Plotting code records
########################################

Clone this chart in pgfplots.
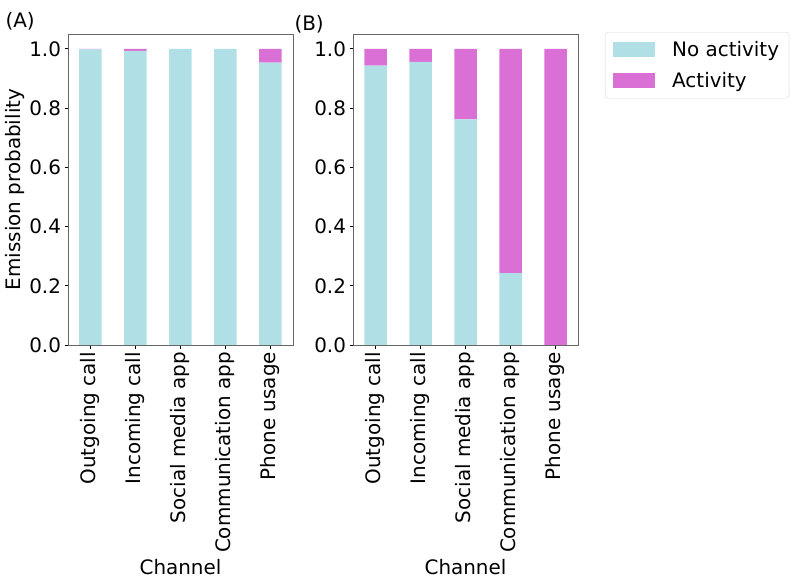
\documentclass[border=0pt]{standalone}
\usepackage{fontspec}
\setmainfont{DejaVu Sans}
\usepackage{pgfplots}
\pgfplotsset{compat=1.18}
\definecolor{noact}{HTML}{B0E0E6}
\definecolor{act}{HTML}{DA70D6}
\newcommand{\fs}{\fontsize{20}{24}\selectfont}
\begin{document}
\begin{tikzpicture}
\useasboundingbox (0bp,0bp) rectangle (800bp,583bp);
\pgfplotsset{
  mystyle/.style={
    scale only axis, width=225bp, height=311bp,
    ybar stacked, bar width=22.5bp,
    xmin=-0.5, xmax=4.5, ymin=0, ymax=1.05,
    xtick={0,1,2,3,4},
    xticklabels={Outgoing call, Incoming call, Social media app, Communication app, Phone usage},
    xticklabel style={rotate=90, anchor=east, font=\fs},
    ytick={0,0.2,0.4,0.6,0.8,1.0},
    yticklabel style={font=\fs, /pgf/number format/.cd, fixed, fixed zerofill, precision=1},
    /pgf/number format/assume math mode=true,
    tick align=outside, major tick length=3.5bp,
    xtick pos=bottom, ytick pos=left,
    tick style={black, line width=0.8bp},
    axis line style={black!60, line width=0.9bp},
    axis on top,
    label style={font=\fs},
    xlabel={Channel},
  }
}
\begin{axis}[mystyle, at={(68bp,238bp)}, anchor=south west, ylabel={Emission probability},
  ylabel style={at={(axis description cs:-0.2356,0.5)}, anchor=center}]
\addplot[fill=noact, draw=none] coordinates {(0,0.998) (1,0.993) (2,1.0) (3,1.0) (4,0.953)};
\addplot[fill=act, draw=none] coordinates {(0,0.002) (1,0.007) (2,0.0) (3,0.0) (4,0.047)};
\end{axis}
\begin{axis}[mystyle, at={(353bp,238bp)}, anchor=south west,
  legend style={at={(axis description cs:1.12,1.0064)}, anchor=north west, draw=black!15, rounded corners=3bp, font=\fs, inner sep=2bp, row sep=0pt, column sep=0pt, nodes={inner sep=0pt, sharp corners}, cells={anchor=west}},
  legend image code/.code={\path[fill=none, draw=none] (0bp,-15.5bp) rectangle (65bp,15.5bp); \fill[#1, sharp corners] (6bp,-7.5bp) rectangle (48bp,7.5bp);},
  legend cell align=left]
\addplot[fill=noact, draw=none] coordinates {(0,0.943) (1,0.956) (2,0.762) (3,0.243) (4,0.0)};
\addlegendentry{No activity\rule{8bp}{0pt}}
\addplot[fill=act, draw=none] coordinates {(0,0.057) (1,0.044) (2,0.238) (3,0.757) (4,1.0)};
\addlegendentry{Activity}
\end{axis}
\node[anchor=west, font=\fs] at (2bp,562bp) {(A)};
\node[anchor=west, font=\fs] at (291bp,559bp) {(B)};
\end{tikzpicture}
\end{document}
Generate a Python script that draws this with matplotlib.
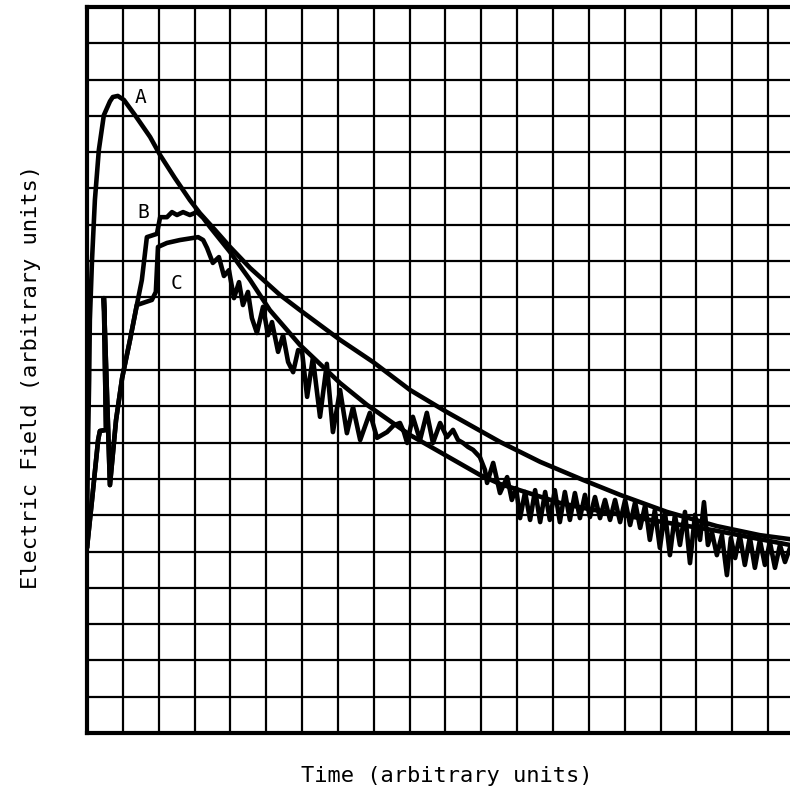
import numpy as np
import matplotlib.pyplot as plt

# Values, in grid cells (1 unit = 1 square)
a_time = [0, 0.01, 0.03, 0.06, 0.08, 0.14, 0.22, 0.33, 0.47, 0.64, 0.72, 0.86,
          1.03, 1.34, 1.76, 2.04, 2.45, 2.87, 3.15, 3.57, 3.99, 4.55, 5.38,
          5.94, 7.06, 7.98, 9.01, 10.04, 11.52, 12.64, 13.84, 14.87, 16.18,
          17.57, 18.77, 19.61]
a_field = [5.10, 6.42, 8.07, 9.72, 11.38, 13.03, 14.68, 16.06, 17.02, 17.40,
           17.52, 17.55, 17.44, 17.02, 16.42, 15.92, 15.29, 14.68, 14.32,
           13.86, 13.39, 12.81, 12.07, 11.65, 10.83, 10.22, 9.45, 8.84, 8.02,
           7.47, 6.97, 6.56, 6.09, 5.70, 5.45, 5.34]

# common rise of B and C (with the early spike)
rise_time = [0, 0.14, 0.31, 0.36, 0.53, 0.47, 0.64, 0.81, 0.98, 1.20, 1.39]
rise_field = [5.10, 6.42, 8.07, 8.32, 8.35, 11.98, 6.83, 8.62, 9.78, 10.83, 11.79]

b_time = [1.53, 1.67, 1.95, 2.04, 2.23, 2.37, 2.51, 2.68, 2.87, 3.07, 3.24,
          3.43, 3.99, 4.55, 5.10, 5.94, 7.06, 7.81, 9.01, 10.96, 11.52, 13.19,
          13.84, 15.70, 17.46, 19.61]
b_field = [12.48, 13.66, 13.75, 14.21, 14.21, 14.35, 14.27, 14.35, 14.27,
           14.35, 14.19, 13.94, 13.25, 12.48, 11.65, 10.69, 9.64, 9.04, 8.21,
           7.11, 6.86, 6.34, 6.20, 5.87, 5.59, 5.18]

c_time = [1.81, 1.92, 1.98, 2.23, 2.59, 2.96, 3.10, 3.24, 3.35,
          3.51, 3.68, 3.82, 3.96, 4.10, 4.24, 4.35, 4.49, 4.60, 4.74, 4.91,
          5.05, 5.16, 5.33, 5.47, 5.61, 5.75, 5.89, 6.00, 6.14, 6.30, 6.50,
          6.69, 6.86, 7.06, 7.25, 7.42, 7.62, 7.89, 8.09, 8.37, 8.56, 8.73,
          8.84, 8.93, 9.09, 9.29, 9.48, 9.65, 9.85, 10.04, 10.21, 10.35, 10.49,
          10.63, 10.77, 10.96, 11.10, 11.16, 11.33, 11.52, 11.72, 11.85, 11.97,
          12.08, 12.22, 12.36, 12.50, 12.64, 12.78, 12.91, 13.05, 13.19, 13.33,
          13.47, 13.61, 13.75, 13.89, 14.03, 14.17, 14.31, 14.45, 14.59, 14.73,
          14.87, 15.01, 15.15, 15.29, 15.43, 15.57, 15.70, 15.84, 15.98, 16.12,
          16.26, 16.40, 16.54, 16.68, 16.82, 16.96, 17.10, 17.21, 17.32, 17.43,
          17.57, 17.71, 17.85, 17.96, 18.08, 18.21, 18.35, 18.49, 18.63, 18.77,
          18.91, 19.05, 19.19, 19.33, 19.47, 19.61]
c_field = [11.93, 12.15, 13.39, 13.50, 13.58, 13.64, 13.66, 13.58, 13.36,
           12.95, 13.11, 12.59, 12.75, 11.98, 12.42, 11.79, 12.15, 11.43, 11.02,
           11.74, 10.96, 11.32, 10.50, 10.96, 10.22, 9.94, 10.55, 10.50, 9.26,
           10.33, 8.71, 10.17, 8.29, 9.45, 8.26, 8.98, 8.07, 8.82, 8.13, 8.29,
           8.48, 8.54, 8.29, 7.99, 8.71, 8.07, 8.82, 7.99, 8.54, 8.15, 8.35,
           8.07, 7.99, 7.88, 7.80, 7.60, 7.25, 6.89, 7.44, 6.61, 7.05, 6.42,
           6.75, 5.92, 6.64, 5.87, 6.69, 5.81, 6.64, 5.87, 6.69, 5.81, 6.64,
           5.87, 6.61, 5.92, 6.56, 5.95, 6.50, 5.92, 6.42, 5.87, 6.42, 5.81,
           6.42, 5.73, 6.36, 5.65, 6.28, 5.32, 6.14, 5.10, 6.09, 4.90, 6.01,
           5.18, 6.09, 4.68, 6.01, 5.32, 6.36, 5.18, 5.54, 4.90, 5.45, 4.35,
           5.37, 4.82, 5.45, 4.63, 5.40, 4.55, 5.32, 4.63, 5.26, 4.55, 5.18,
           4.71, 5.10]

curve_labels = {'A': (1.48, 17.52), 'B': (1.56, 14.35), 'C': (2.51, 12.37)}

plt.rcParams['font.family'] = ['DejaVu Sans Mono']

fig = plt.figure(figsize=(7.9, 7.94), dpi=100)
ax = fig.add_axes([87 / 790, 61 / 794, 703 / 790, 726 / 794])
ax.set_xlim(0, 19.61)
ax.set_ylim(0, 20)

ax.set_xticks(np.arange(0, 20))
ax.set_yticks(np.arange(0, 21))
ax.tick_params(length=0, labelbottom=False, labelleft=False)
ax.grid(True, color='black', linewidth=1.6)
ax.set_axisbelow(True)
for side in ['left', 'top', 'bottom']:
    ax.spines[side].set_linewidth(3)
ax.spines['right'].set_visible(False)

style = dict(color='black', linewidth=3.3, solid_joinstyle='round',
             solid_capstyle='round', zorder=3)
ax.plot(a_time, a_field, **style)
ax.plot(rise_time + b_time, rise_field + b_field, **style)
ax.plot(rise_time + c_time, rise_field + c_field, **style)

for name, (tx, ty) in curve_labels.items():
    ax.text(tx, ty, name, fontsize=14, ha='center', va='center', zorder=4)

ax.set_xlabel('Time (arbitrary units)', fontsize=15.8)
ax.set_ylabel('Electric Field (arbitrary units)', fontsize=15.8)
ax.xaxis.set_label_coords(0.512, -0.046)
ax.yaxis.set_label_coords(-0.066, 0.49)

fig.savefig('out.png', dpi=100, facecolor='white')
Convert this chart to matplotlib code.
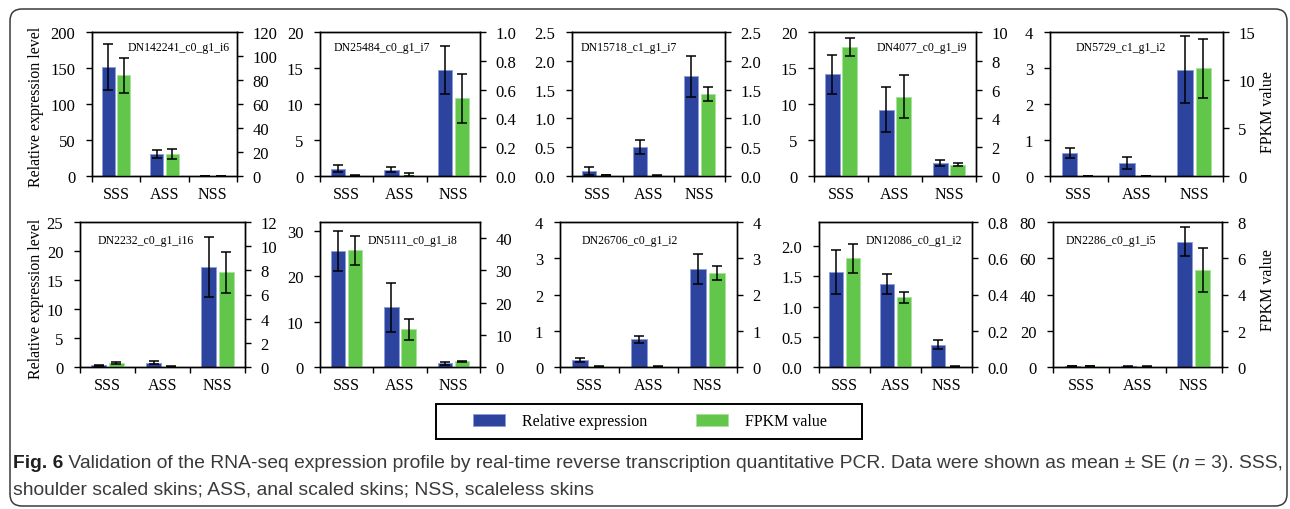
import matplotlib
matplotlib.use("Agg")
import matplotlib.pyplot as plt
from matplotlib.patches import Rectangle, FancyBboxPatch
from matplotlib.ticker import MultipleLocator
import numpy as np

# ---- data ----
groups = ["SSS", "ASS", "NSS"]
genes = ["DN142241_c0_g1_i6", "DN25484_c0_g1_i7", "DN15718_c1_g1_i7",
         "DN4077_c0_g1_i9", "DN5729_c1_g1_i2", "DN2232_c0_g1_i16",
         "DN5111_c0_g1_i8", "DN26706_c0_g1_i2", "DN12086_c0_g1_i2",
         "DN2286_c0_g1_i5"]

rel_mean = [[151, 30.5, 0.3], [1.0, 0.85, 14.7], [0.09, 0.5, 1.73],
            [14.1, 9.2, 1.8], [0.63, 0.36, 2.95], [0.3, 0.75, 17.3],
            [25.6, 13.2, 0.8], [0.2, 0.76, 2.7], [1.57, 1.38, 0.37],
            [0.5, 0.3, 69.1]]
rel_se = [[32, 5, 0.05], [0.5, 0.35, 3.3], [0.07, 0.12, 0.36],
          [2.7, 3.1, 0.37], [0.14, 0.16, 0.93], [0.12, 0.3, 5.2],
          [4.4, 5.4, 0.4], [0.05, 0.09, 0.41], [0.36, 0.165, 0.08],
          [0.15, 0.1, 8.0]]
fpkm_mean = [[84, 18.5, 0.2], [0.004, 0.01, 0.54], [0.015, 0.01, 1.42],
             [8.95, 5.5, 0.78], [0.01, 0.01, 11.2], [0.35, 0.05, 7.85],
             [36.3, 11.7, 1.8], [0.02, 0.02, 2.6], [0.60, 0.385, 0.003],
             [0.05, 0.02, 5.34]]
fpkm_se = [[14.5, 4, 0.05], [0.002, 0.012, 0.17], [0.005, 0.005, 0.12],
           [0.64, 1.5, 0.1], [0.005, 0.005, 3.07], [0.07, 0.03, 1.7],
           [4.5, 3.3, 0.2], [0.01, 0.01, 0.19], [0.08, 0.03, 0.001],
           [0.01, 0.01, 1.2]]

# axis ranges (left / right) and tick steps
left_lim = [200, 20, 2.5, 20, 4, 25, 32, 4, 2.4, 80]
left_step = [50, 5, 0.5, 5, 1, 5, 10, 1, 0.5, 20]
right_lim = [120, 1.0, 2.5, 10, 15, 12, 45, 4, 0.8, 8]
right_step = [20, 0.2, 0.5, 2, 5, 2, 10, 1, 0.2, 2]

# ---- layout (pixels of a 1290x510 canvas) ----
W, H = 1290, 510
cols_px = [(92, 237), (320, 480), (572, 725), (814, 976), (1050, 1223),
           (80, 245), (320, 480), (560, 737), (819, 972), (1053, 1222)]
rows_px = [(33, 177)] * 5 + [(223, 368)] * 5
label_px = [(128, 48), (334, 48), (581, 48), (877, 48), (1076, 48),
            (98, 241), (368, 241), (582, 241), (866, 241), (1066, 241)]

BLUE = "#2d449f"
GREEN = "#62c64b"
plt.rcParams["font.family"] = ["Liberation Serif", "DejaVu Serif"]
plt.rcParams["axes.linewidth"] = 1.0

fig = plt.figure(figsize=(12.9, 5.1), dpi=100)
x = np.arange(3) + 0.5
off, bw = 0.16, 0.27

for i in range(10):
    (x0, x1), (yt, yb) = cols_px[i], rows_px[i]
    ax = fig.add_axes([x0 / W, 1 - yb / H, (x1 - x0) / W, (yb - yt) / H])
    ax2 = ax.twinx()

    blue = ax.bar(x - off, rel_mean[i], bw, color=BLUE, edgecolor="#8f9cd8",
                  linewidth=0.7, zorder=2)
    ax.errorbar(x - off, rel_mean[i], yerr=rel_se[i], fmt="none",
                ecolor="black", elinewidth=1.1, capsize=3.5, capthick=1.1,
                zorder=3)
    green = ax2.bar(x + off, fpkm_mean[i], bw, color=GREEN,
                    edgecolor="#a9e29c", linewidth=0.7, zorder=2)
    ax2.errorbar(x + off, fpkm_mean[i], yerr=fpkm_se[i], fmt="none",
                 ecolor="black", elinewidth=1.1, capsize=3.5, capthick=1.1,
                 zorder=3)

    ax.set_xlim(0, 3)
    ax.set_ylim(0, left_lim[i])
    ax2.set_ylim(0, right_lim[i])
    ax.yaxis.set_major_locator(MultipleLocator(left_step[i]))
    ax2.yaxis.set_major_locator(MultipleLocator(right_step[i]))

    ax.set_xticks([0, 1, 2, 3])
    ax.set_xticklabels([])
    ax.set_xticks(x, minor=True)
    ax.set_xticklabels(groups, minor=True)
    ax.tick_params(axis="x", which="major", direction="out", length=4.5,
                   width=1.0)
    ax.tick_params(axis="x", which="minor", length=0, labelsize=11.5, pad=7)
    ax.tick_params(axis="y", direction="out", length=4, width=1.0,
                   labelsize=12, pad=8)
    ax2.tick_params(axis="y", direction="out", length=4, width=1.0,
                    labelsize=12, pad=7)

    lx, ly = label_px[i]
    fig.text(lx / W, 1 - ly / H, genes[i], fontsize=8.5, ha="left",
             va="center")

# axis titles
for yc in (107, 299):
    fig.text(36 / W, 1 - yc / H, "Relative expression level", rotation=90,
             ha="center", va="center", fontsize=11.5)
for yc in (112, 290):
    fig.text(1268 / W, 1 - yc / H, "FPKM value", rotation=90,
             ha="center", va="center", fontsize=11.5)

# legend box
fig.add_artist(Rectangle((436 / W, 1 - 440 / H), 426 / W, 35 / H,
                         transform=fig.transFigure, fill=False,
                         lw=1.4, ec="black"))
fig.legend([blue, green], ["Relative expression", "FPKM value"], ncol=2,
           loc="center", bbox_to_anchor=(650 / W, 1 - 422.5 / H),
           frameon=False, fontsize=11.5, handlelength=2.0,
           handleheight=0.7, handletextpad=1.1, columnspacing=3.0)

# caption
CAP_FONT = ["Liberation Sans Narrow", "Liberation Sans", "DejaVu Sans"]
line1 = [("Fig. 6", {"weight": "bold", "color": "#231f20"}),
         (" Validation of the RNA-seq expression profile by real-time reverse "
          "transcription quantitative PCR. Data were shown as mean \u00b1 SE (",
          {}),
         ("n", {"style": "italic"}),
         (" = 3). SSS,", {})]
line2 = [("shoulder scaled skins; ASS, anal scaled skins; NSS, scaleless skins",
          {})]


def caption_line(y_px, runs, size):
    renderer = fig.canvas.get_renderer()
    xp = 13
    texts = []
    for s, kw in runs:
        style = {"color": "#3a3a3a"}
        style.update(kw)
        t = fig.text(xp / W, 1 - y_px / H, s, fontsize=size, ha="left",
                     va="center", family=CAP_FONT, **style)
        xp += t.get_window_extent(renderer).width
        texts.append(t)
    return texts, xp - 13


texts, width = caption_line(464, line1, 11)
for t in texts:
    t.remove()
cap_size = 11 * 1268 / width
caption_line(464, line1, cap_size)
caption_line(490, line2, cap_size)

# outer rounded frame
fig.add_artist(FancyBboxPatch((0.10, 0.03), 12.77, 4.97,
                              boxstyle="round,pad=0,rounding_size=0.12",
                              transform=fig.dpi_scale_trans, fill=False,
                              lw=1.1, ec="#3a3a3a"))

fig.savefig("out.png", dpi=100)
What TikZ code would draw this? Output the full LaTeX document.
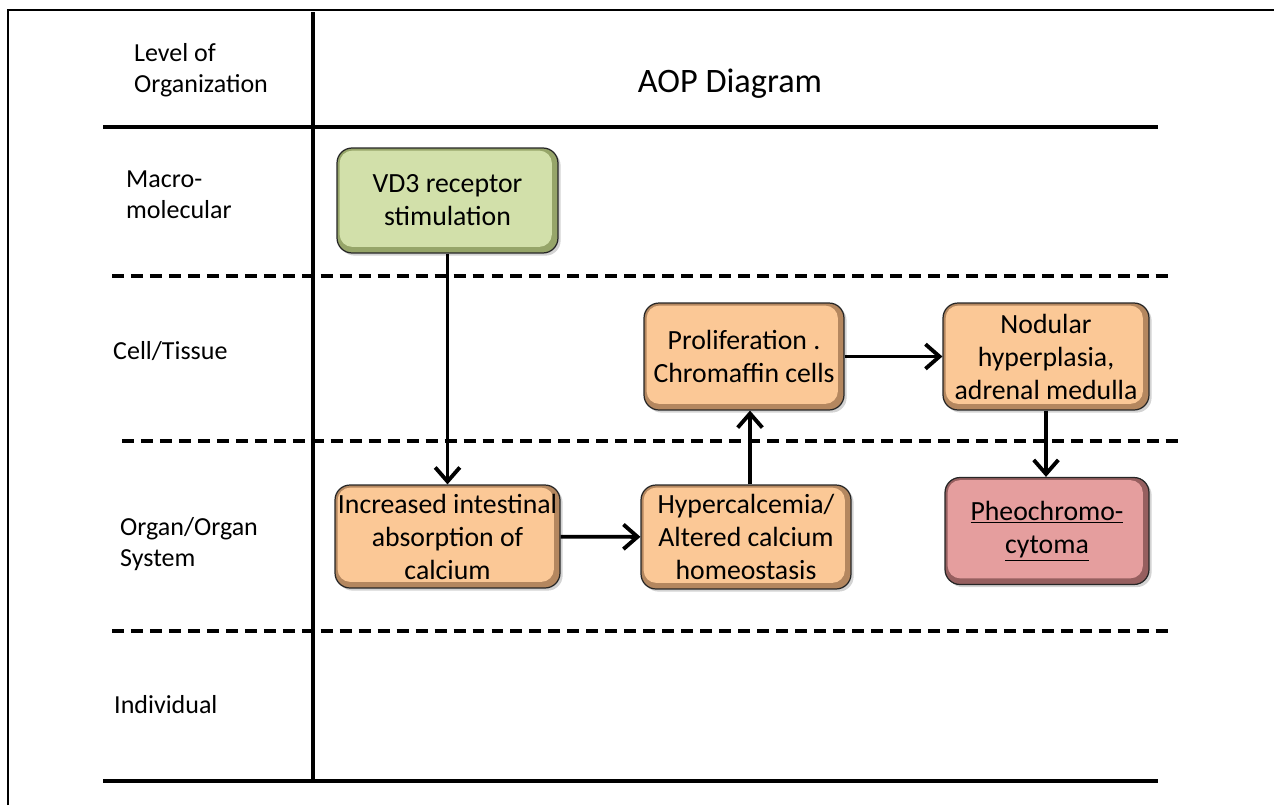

########################################

= TASK TO COMPLETE =
Take every line containing the word "this" and copy it.

= EXERCISE ANSWER =
Clone this chart in pgfplots.
Generate a Python script that draws this with matplotlib.
Convert this chart to matplotlib code.
What TikZ code would draw this? Output the full LaTeX document.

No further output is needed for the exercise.